#### Written task:
For this exercise, copy out each line of the material below that includes "matplotlib".

#### Dataset section:

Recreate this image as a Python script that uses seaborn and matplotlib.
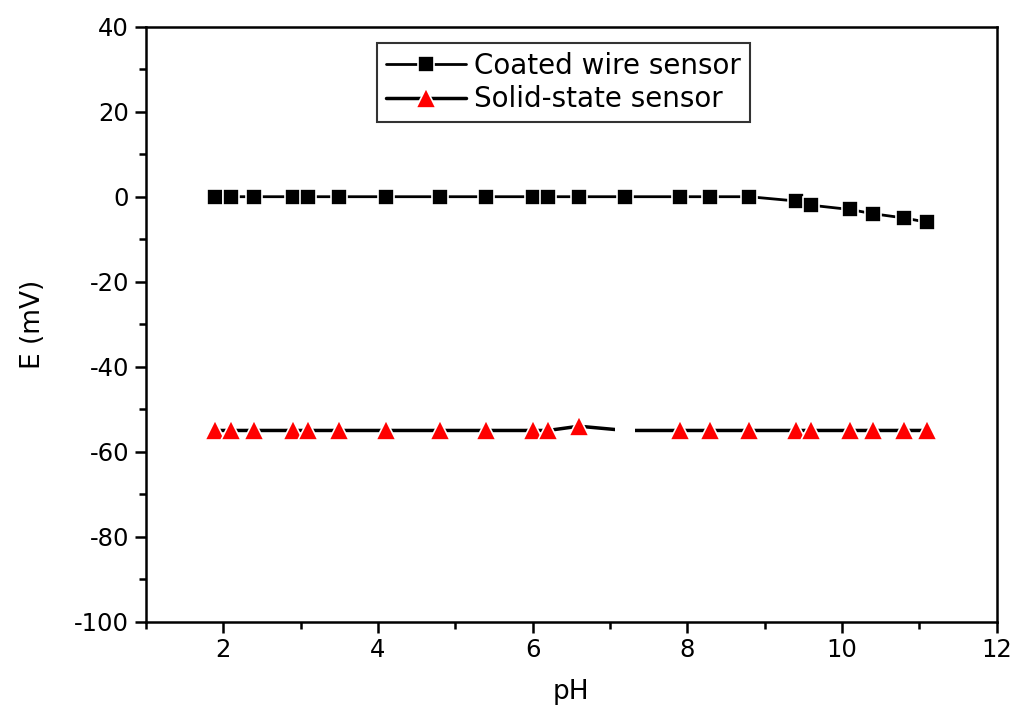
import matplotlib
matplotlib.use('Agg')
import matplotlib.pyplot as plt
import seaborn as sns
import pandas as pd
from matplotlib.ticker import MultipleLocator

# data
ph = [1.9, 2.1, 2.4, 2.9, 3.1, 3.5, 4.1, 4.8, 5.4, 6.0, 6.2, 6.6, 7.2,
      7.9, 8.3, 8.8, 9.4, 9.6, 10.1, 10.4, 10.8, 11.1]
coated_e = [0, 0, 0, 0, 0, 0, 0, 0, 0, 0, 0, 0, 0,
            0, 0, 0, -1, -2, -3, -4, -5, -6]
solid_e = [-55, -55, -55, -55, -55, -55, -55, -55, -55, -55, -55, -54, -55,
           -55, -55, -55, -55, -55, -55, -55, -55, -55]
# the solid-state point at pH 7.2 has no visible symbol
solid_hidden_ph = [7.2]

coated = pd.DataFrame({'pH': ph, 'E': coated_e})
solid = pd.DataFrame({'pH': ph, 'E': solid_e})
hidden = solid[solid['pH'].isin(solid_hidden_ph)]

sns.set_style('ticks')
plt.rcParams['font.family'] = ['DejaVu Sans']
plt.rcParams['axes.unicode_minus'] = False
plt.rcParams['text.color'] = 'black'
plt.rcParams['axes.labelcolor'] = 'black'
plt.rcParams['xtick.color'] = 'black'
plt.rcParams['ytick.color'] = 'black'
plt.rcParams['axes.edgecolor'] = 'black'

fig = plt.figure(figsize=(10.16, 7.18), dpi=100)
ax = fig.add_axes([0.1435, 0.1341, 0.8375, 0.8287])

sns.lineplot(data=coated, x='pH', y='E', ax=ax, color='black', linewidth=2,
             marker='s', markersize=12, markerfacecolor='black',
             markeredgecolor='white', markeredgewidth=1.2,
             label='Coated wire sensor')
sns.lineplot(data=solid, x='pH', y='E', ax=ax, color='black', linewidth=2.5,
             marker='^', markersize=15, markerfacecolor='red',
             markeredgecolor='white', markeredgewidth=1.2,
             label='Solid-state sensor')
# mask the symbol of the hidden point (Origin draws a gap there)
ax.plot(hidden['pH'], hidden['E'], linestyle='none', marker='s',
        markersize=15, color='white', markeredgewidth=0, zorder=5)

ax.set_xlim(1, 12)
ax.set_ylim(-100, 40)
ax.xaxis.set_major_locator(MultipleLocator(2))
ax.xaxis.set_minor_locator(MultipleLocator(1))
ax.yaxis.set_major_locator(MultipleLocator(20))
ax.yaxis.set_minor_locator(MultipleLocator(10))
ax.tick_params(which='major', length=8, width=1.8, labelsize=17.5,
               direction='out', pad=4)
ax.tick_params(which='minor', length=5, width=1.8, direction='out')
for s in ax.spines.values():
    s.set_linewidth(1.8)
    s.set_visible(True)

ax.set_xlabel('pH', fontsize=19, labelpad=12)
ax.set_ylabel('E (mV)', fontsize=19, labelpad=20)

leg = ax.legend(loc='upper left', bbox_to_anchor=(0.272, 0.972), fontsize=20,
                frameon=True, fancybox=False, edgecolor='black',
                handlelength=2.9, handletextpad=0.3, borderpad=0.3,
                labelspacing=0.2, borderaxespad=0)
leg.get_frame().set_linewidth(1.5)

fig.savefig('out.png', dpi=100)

#### Result of this exercise:
Recreate this image as a Python script that uses seaborn and matplotlib.
import matplotlib
matplotlib.use('Agg')
import matplotlib.pyplot as plt
from matplotlib.ticker import MultipleLocator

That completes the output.